When it appeared he would be drafted, Corzine joined the U.S. Marine Corps Reserve, where he served from 1969 to 1975. He also took his first banking job in Chicago, attending classes at night to receive a master's degree in business administration from the University of Chicago in 1973.
Corzine was hired as a bond trader by Goldman Sachs in 1975 and rose to become chairman in 1994. He was reported to have made $200 million when he took the company public in 1998, but he also made enemies along the way. He resigned in 1999 in a dispute with the firm's partners.
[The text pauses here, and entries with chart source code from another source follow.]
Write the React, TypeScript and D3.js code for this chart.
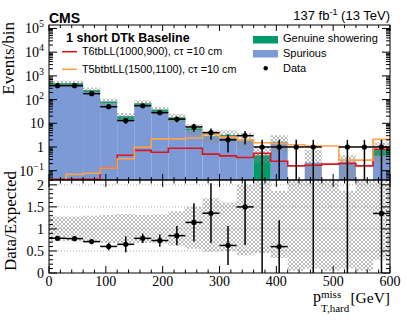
import React from 'react';
import * as d3 from 'd3';

// 20 bins of 30 GeV in pT,hard miss
const binEdges = d3.range(0, 601, 30);
const spurious = [405, 410, 205, 68, 14, 58, 30, 13, 5.0, 2.85, 2.6, 1.85, 0, 1.67, 0, 0.22, 0, 0.24, 0, 0.42];
const genuine = [85, 85, 45, 15, 6, 12, 8, 4.7, 1.1, 0.1, 0.6, 0.15, 0.45, 0, 0, 0, 0, 0, 0, 0.32];
const observed = [386, 386, 178, 50, 13, 55, 28, 15, 7, 4, 2, 3, 1, 1, 1, 1, 0, 1, 1, 1];
const t6tbLL = [0.043, 0.043, 0.043, 0.134, 0.45, 0.72, 0.6, 0.88, 0.88, 0.5, 0.42, 0.36, 0.54, 0.25, 0.16, 0.17, 0.19, 0.2, 0.16, 0.8];
const t5btbtLL = [0, 0.07, 0.078, 0.13, 0.32, 0.97, 2.2, 2.2, 2.4, 3.4, 2.6, 2.0, 1.5, 1.4, 1.25, 1.1, 1.1, 0.28, 0.28, 2.1];
// relative uncertainty band
const bandLo = [0.72, 0.72, 0.70, 0.68, 0.66, 0.68, 0.67, 0.62, 0.55, 0.48, 0.50, 0.40, 0.45, 0.34, 0.05, 0.10, 0.05, 0.10, 0.05, 0.30];
const bandHi = [1.28, 1.28, 1.30, 1.32, 1.34, 1.32, 1.33, 1.40, 1.50, 1.70, 1.60, 2.00, 2.20, 1.86, 2.20, 3.40, 2.20, 1.86, 2.20, 2.20];

const logTicks = [1e-1, 1, 10, 1e2, 1e3, 1e4, 1e5];
const logTickLabels = [['10', '\u22121'], ['1', ''], ['10', ''], ['10', '2'], ['10', '3'], ['10', '4'], ['10', '5']];
const ratioTicks = [0, 0.5, 1, 1.5, 2];
const ratioTickLabels = ['0', '0.5', '1', '1.5', '2'];
const xTicks = [0, 100, 200, 300, 400, 500, 600];

const X0 = 49, X1 = 390, UP_T = 25, UP_B = 180, LO_T = 180, LO_B = 273;
const GREEN = '#019b6b';
const BLUE = '#7b9ad6';
const RED = '#e0141c';
const ORANGE = '#ffa245';
const SERIF = '"Liberation Serif", "DejaVu Serif", serif';
const SANS = '"Liberation Sans", Arial, sans-serif';

const App = () => {
  const x = d3.scaleLinear().domain([0, 600]).range([X0, X1]);
  const yUp = d3.scaleLog().domain([0.0405, 1.4e5]).range([UP_B, UP_T]);
  const yLo = d3.scaleLinear().domain([0, 2.11]).range([LO_B, LO_T]);
  const clampUp = (v: number) => Math.max(v, 1e-3);

  const bins = d3.range(20).map(i => {
    const total = spurious[i] + genuine[i];
    return {
      i, x0: binEdges[i], x1: binEdges[i + 1], c: binEdges[i] + 15,
      sp: spurious[i], ge: genuine[i], total, obs: observed[i],
    };
  });

  const step = (vals: number[]) => {
    const pts: [number, number][] = binEdges.map((e, i) => [x(e), yUp(clampUp(vals[Math.min(i, vals.length - 1)]))]);
    return d3.line().curve(d3.curveStepAfter)(pts) || '';
  };

  // minor ticks
  const xMinor = d3.range(0, 601, 20);
  const logMinor: number[] = [];
  for (let d = -2; d <= 5; d++) for (let k = 2; k <= 9; k++) {
    const v = k * Math.pow(10, d);
    if (v > 0.0405 && v < 1.4e5) logMinor.push(v);
  }
  const ratioMinor = d3.range(0, 2.11, 0.1);

  const tickStroke = { stroke: '#000', strokeWidth: 1 };

  return (
    <div style={{ position: 'absolute', left: 0, top: 0 }}>
      <svg width={407} height={328} style={{ display: 'block', background: '#fff' }}>
        <defs>
          <pattern id="hatch" width={4} height={4} patternUnits="userSpaceOnUse">
            <path d="M0,0 L4,4 M4,0 L0,4" stroke="#8c8c8c" strokeWidth={0.6} />
          </pattern>
          <clipPath id="clipUp"><rect x={X0} y={UP_T} width={X1 - X0} height={UP_B - UP_T} /></clipPath>
          <clipPath id="clipLo"><rect x={X0} y={LO_T} width={X1 - X0} height={LO_B - LO_T} /></clipPath>
        </defs>

        {/* ---------- upper panel ---------- */}
        <g clipPath="url(#clipUp)">
          {bins.map(b => b.sp > 0 && (
            <rect key={'sp' + b.i} x={x(b.x0)} width={x(b.x1) - x(b.x0)}
              y={yUp(b.sp)} height={UP_B - yUp(b.sp)} fill={BLUE} />
          ))}
          {bins.map(b => b.ge > 0 && (
            <rect key={'ge' + b.i} x={x(b.x0)} width={x(b.x1) - x(b.x0)}
              y={yUp(b.total)} height={(b.sp > 0 ? yUp(b.sp) : UP_B) - yUp(b.total)} fill={GREEN} />
          ))}
          {bins.map(b => b.total > 0 && (
            <rect key={'hu' + b.i} x={x(b.x0)} width={x(b.x1) - x(b.x0)}
              y={yUp(b.total * bandHi[b.i])}
              height={yUp(clampUp(b.total * bandLo[b.i])) - yUp(b.total * bandHi[b.i])}
              fill="url(#hatch)" />
          ))}
          <path d={step(t6tbLL)} fill="none" stroke={RED} strokeWidth={1.6} />
          <path d={step(t5btbtLL)} fill="none" stroke={ORANGE} strokeWidth={1.6} />
          {bins.map(b => {
            if (b.obs <= 0) return null;
            const e = Math.sqrt(b.obs);
            const yc = yUp(b.obs);
            return (
              <g key={'d' + b.i}>
                <line x1={x(b.x0)} x2={x(b.x1)} y1={yc} y2={yc} stroke="#000" strokeWidth={1.5} />
                <line x1={x(b.c)} x2={x(b.c)} y1={yUp(b.obs + e)} y2={yUp(clampUp(b.obs - e))} stroke="#000" strokeWidth={1.5} />
                <circle cx={x(b.c)} cy={yc} r={2.6} fill="#000" />
              </g>
            );
          })}
        </g>
        <rect x={X0} y={UP_T} width={X1 - X0} height={UP_B - UP_T} fill="none" stroke="#000" strokeWidth={1} />
        {xMinor.map(v => {
          const len = v % 100 === 0 ? 6 : 3;
          return (
            <g key={'xu' + v}>
              <line x1={x(v)} x2={x(v)} y1={UP_B} y2={UP_B - len} {...tickStroke} />
              <line x1={x(v)} x2={x(v)} y1={UP_T} y2={UP_T + len} {...tickStroke} />
            </g>
          );
        })}
        {logTicks.map(v => (
          <g key={'yu' + v}>
            <line x1={X0} x2={X0 + 8} y1={yUp(v)} y2={yUp(v)} {...tickStroke} />
            <line x1={X1} x2={X1 - 8} y1={yUp(v)} y2={yUp(v)} {...tickStroke} />
          </g>
        ))}
        {logMinor.map(v => (
          <g key={'yum' + v}>
            <line x1={X0} x2={X0 + 4} y1={yUp(v)} y2={yUp(v)} {...tickStroke} />
            <line x1={X1} x2={X1 - 4} y1={yUp(v)} y2={yUp(v)} {...tickStroke} />
          </g>
        ))}
        {logTicks.map((v, i) => (
          <text key={'yl' + v} x={44} y={yUp(v) + 5} textAnchor="end" fontFamily={SERIF} fontSize={14}>
            {logTickLabels[i][0]}
            {logTickLabels[i][1] && <tspan dy={-6} fontSize={10}>{logTickLabels[i][1]}</tspan>}
          </text>
        ))}

        {/* ---------- lower panel ---------- */}
        {ratioTicks.filter(v => v > 0).map(v => (
          <line key={'g' + v} x1={X0} x2={X1} y1={yLo(v)} y2={yLo(v)} stroke="#9a9a9a" strokeWidth={0.8} strokeDasharray="1,2" />
        ))}
        <g clipPath="url(#clipLo)">
          {bins.map(b => (
            <rect key={'hl' + b.i} x={x(b.x0)} width={x(b.x1) - x(b.x0)}
              y={yLo(bandHi[b.i])} height={yLo(bandLo[b.i]) - yLo(bandHi[b.i])} fill="url(#hatch)" />
          ))}
          {bins.map(b => {
            if (b.total <= 0 || b.obs <= 0) return null;
            const r = b.obs / b.total;
            const e = Math.sqrt(b.obs) / b.total;
            return (
              <g key={'r' + b.i}>
                <line x1={x(b.x0)} x2={x(b.x1)} y1={yLo(r)} y2={yLo(r)} stroke="#000" strokeWidth={1.5} />
                <line x1={x(b.c)} x2={x(b.c)} y1={yLo(r + e)} y2={yLo(Math.max(0, r - e))} stroke="#000" strokeWidth={1.5} />
                <circle cx={x(b.c)} cy={yLo(r)} r={2.6} fill="#000" />
              </g>
            );
          })}
        </g>
        <rect x={X0} y={LO_T} width={X1 - X0} height={LO_B - LO_T} fill="none" stroke="#000" strokeWidth={1} />
        {xMinor.map(v => {
          const len = v % 100 === 0 ? 7 : 3.5;
          return (
            <g key={'xl' + v}>
              <line x1={x(v)} x2={x(v)} y1={LO_B} y2={LO_B - len} {...tickStroke} />
              <line x1={x(v)} x2={x(v)} y1={LO_T} y2={LO_T + len} {...tickStroke} />
            </g>
          );
        })}
        {ratioMinor.map(v => {
          const major = ratioTicks.some(t => Math.abs(t - v) < 1e-6);
          const len = major ? 8 : 4;
          return (
            <g key={'yl' + v.toFixed(1)}>
              <line x1={X0} x2={X0 + len} y1={yLo(v)} y2={yLo(v)} {...tickStroke} />
              <line x1={X1} x2={X1 - len} y1={yLo(v)} y2={yLo(v)} {...tickStroke} />
            </g>
          );
        })}
        {ratioTicks.map((v, i) => (
          <text key={'rl' + v} x={44} y={yLo(v) + 5} textAnchor="end" fontFamily={SERIF} fontSize={14}>
            {ratioTickLabels[i]}
          </text>
        ))}
        {xTicks.map(v => (
          <text key={'xt' + v} x={x(v)} y={286} textAnchor="middle" fontFamily={SERIF} fontSize={14}>{v}</text>
        ))}

        {/* ---------- axis titles ---------- */}
        <text transform="translate(14,22) rotate(-90)" textAnchor="end" fontFamily={SERIF} fontSize={17}>Events/bin</text>
        <text transform="translate(16,221) rotate(-90)" textAnchor="middle" fontFamily={SERIF} fontSize={17}>Data/Expected</text>
        <text fontFamily={SERIF} fontSize={16} x={313} y={302}>p</text>
        <text fontFamily={SERIF} fontSize={11} x={321} y={298}>miss</text>
        <text fontFamily={SERIF} fontSize={11} x={321} y={311.5}>T,hard</text>
        <text fontFamily={SERIF} fontSize={15.5} x={390} y={303} textAnchor="end">[GeV]</text>

        {/* ---------- header ---------- */}
        <text x={49} y={22.7} fontFamily={SANS} fontWeight="bold" fontSize={14}>CMS</text>
        <text x={390} y={19.5} textAnchor="end" fontFamily={SANS} fontSize={13}>
          137 fb<tspan dy={-5} fontSize={9}>-1</tspan><tspan dy={5}> (13 TeV)</tspan>
        </text>

        {/* ---------- legends ---------- */}
        <text x={66} y={41.7} fontFamily={SANS} fontWeight="bold" fontSize={12.5}>1 short DTk Baseline</text>
        <line x1={62} x2={77} y1={51.7} y2={51.7} stroke={RED} strokeWidth={1.6} />
        <text x={82} y={55.3} fontFamily={SANS} fontSize={10.8}>T6tbLL(1000,900), cτ =10 cm</text>
        <line x1={62} x2={77} y1={69.3} y2={69.3} stroke={ORANGE} strokeWidth={1.6} />
        <text x={82} y={72.8} fontFamily={SANS} fontSize={10.8}>T5btbtLL(1500,1100), cτ =10 cm</text>

        <rect x={253} y={36} width={25} height={7.5} fill={GREEN} />
        <text x={283} y={41.5} fontFamily={SANS} fontSize={11}>Genuine showering</text>
        <rect x={253} y={50} width={25} height={7.5} fill={BLUE} />
        <text x={283} y={56.5} fontFamily={SANS} fontSize={11}>Spurious</text>
        <circle cx={265.7} cy={68.3} r={2.2} fill="#000" />
        <text x={283} y={71.8} fontFamily={SANS} fontSize={11}>Data</text>
      </svg>
    </div>
  );
};

export default App;
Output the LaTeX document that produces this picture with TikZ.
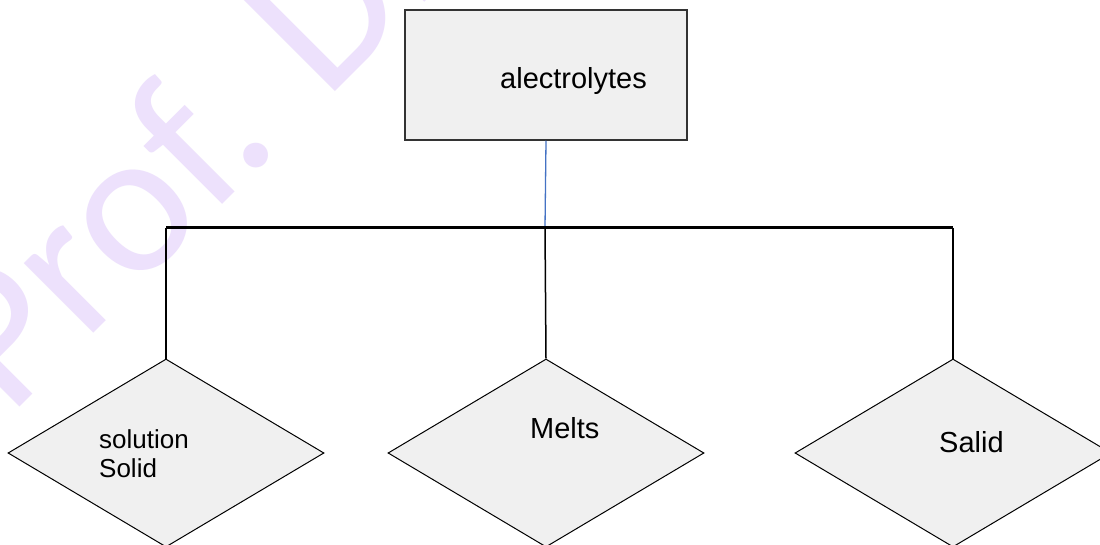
\documentclass[tikz,border=0pt]{standalone}
\usepackage{fontspec}
\setmainfont{Liberation Sans}
\newfontfamily\wmfont{Carlito}
\usetikzlibrary{shapes.geometric}
\definecolor{boxfill}{HTML}{F0F0F0}
\definecolor{wmcol}{RGB}{237,225,252}
\definecolor{linkblue}{HTML}{4472C4}
\definecolor{boxedge}{HTML}{333333}
\begin{document}
\begin{tikzpicture}[x=1pt,y=-1pt,
  topbox/.style={draw=boxedge, line width=1.5pt, fill=boxfill, minimum width=282pt, minimum height=130pt, inner sep=0pt},
  choice/.style={diamond, draw=black, line width=1pt, fill=boxfill, aspect=1.68, minimum width=316pt, minimum height=188pt, inner sep=0pt},
  lbl/.style={inner sep=0pt, font=\fontsize{29}{29}\selectfont},
  bar/.style={line width=3pt, black},
  drop/.style={line width=1.5pt, black},
  link/.style={line width=1.3pt, linkblue}]
\useasboundingbox (0,0) rectangle (1100,545);
\clip (0,0) rectangle (1100,545);
\fill[white] (0,0) rectangle (1100,545);
\node[rotate=45, anchor=base west, inner sep=0pt, text=wmcol, font=\wmfont\fontsize{206}{206}\selectfont] (wm) at (9.5,417.5) {Prof. Dr.};
\node[topbox] (top) at (546,75) {};
\node[lbl, anchor=base west] (toplbl) at (500,89) {alectrolytes};
\coordinate (bL) at (166,228);
\coordinate (bM) at (545,228);
\coordinate (bR) at (953,228);
\node[choice] (d1) at (166,453) {};
\node[choice] (d2) at (546,453) {};
\node[choice] (d3) at (953,453) {};
\draw[link] (top.south) -- (bM);
\draw[bar] (bL) -- (bR);
\draw[drop] (bL) -- (d1.north);
\draw[drop] (bM) -- (d2.north);
\draw[drop] (bR) -- (d3.north);
\node[inner sep=0pt, anchor=north west, align=left, font=\fontsize{26}{29}\selectfont] (d1lbl) at (99,429.5) {solution\\Solid};
\node[lbl, anchor=base west] (d2lbl) at (530,438) {Melts};
\node[lbl, anchor=base west] (d3lbl) at (939,452) {Salid};
\end{tikzpicture}
\end{document}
Within weeks, he was exploring a run for the Senate. After his election in 2000, rather than take a low profile as most new senators do, he became a leading critic of President Bush's tax cut proposals and an advocate of corporate accountability.
"Certainly, Corzine had to overcome the image of a wealthy businessman who had bought a Senate seat," said David Rebovich, political science professor at Rider University in New Jersey.
He's worked hard to "humanize" himself, working the New Jersey diners and senior citizen homes to show his concern for the average citizens in the state, Rebovich said.
But his marriage to his high school sweetheart was a casualty of his Senate success.
When his divorce from his wife of 33 years was made final last November, Joanne Dougherty Corzine, also a Taylorville native, issued a statement saying her husband's political career had "a noxious effect" on their family life and his conduct led to their divorce, it was reported.
On Capitol Hill, Corzine is described by other senators as easy-going and unassuming.
"He's one of the friendliest senators of either party .... He doesn't come off as some sharpie from the East Coast," said Sen. Peter Fitzgerald, R-Ill. "You'd think of a partisan attack dog having that role (as DSCC chair), but that's not the type of person he is."
Fitzgerald worked with Corzine to limit the government's liability in the airline bailout following the Sept. 11, 2001, terrorist attacks.
Sen. Dick Durbin, D-Ill., said he and Corzine talk about Illini basketball, which the New Jersey senator still follows closely.
"I just feel very comfortable with him. He's like a neighbor to me in terms of his outlook on life," Durbin said.
Corzine was being pushed by New Jersey Democrats last month to run for governor if Gov. James E. McGreevey resigned in time to allow a special election in November. When that didn't happen, Durbin and other Democrats were relieved.
"I'm sure he's going to make a more specific decision about his future after the first of the year," Durbin said.
Corzine invited another old high school friend, Jack Mazzotti, who owns Rene's Drug Store in Taylorville and chairs the Democratic Party of Christian County, to a recent fund-raiser in Chicago.
"It's easy to get caught up in this. I like to think I've never forgotten my roots," Mazzotti recalled Corzine saying. "I told him, "Jon, you never did.'"
If Corzine remains in the Senate, his work as DSCC chair won't go unnoticed. At a minimum, it could win him a good committee post. Sen. William Frist, R-Tenn., who once headed the NRSC, went on to become majority leader.
And, Corzine's contacts with donors might come in handy again someday.
When Corzine was running for Senate four years ago, his Taylorville High School buddy Bill Summer pulled out his yearbook and rediscovered an entry from Corzine that seemed eerily close to predicting his political future.
"P.S. Remember to vote for me for Pres. in '92." Corzine wrote.